> **PROBLEM STATEMENT**
Every record must be transcribed in its entirety, apart from the images, which are to be omitted.

> **DATASET EXCERPTS**
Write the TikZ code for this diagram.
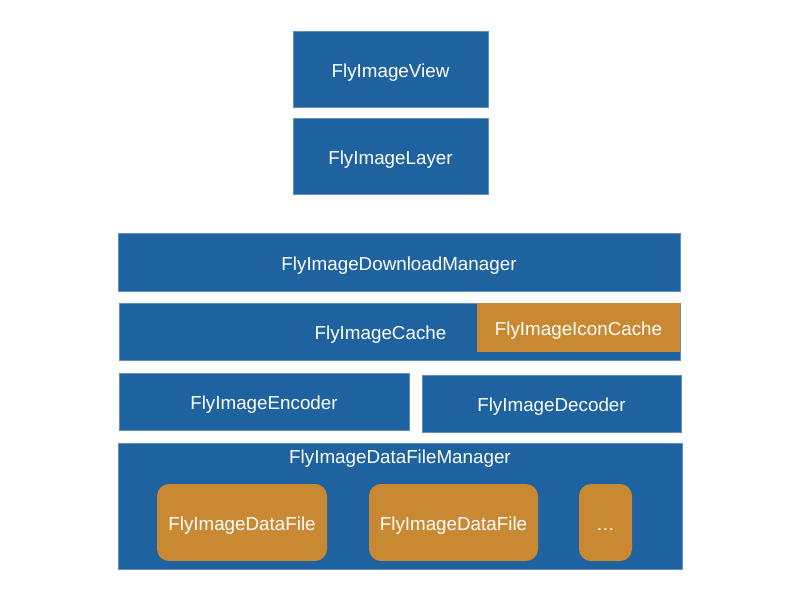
\documentclass[tikz,border=0pt]{standalone}
\usepackage{fontspec}
\setmainfont{Liberation Sans}
\definecolor{flyblue}{HTML}{1F62A0}
\definecolor{flyorange}{HTML}{C98832}
\begin{document}
\begin{tikzpicture}[x=1pt,y=-1pt,
  txt/.style={text=white, font=\fontsize{18.8}{21}\selectfont, text height=16.5pt, text depth=0pt},
  box/.style={rectangle, fill=flyblue, draw=flyblue!70!white, line width=0.8pt, inner sep=0pt, txt},
  obox/.style={rectangle, fill=flyorange, inner sep=0pt, txt},
  rbox/.style={obox, rounded corners=12pt}]
\useasboundingbox[fill=white] (0,0) rectangle (800,600);
\node[box, minimum width=195pt, minimum height=76pt] (view) at (390.5,69) {FlyImageView};
\node[box, minimum width=195pt, minimum height=76pt] (layer) at (390.5,156) {FlyImageLayer};
\node[box, minimum width=562pt, minimum height=58pt] (dl) at (399,262) {FlyImageDownloadManager};
\node[box, minimum width=561pt, minimum height=57pt,
  label={[xshift=-19pt, txt]center:FlyImageCache}] (cache) at (399.5,331.5) {};
\node[obox, minimum width=203pt, minimum height=49pt] (icon) at (578.5,327.5) {FlyImageIconCache};
\node[box, minimum width=290pt, minimum height=57pt] (enc) at (264,401.5) {FlyImageEncoder};
\node[box, minimum width=259pt, minimum height=57pt] (dec) at (551.5,403.5) {FlyImageDecoder};
\node[box, minimum width=564pt, minimum height=126pt,
  label={[below=1pt, txt]north:FlyImageDataFileManager}] (dfm) at (400,506) {};
\node[rbox, minimum width=170pt, minimum height=77pt] (df1) at (242,522.5) {FlyImageDataFile};
\node[rbox, minimum width=169pt, minimum height=77pt] (df2) at (453.5,522.5) {FlyImageDataFile};
\node[rbox, minimum width=53pt, minimum height=77pt] (dfx) at (605.5,522.5) {\dots};
\end{tikzpicture}
\end{document}
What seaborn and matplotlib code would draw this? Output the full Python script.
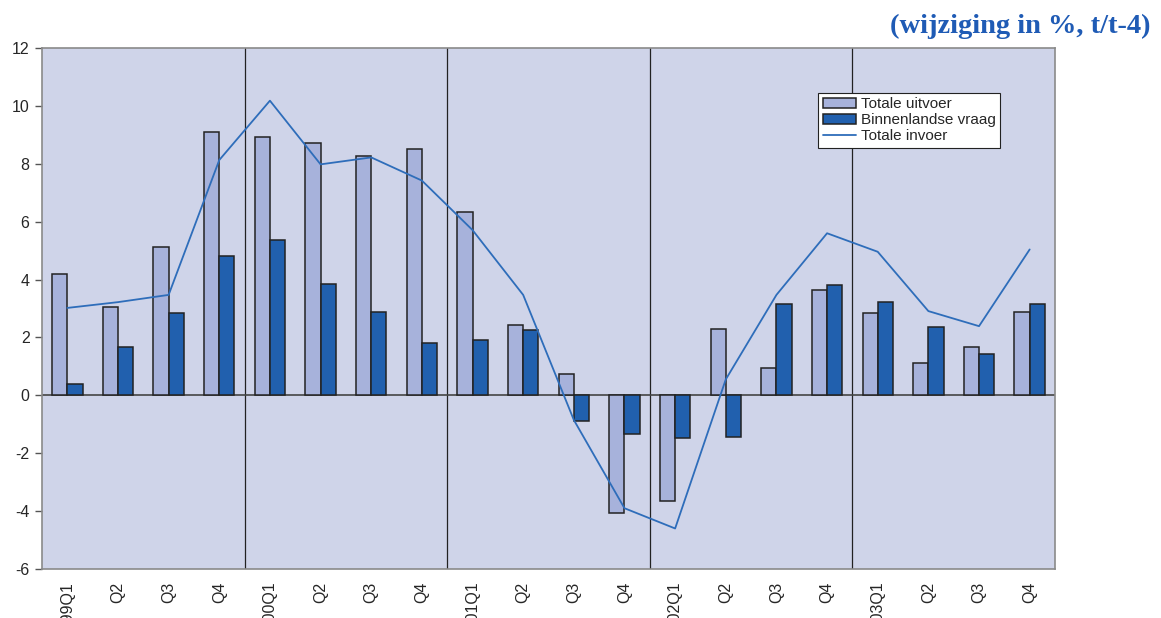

> **WRITTEN SOLUTION**
Write the TikZ code for this diagram.
\documentclass[tikz,border=0pt]{standalone}
\usepackage{fontspec}
\setmainfont{Liberation Sans}
\definecolor{flyblue}{HTML}{1F62A0}
\definecolor{flyorange}{HTML}{C98832}
\begin{document}
\begin{tikzpicture}[x=1pt,y=-1pt,
  txt/.style={text=white, font=\fontsize{18.8}{21}\selectfont, text height=16.5pt, text depth=0pt},
  box/.style={rectangle, fill=flyblue, draw=flyblue!70!white, line width=0.8pt, inner sep=0pt, txt},
  obox/.style={rectangle, fill=flyorange, inner sep=0pt, txt},
  rbox/.style={obox, rounded corners=12pt}]
\useasboundingbox[fill=white] (0,0) rectangle (800,600);
\node[box, minimum width=195pt, minimum height=76pt] (view) at (390.5,69) {FlyImageView};
\node[box, minimum width=195pt, minimum height=76pt] (layer) at (390.5,156) {FlyImageLayer};
\node[box, minimum width=562pt, minimum height=58pt] (dl) at (399,262) {FlyImageDownloadManager};
\node[box, minimum width=561pt, minimum height=57pt,
  label={[xshift=-19pt, txt]center:FlyImageCache}] (cache) at (399.5,331.5) {};
\node[obox, minimum width=203pt, minimum height=49pt] (icon) at (578.5,327.5) {FlyImageIconCache};
\node[box, minimum width=290pt, minimum height=57pt] (enc) at (264,401.5) {FlyImageEncoder};
\node[box, minimum width=259pt, minimum height=57pt] (dec) at (551.5,403.5) {FlyImageDecoder};
\node[box, minimum width=564pt, minimum height=126pt,
  label={[below=1pt, txt]north:FlyImageDataFileManager}] (dfm) at (400,506) {};
\node[rbox, minimum width=170pt, minimum height=77pt] (df1) at (242,522.5) {FlyImageDataFile};
\node[rbox, minimum width=169pt, minimum height=77pt] (df2) at (453.5,522.5) {FlyImageDataFile};
\node[rbox, minimum width=53pt, minimum height=77pt] (dfx) at (605.5,522.5) {\dots};
\end{tikzpicture}
\end{document}
What seaborn and matplotlib code would draw this? Output the full Python script.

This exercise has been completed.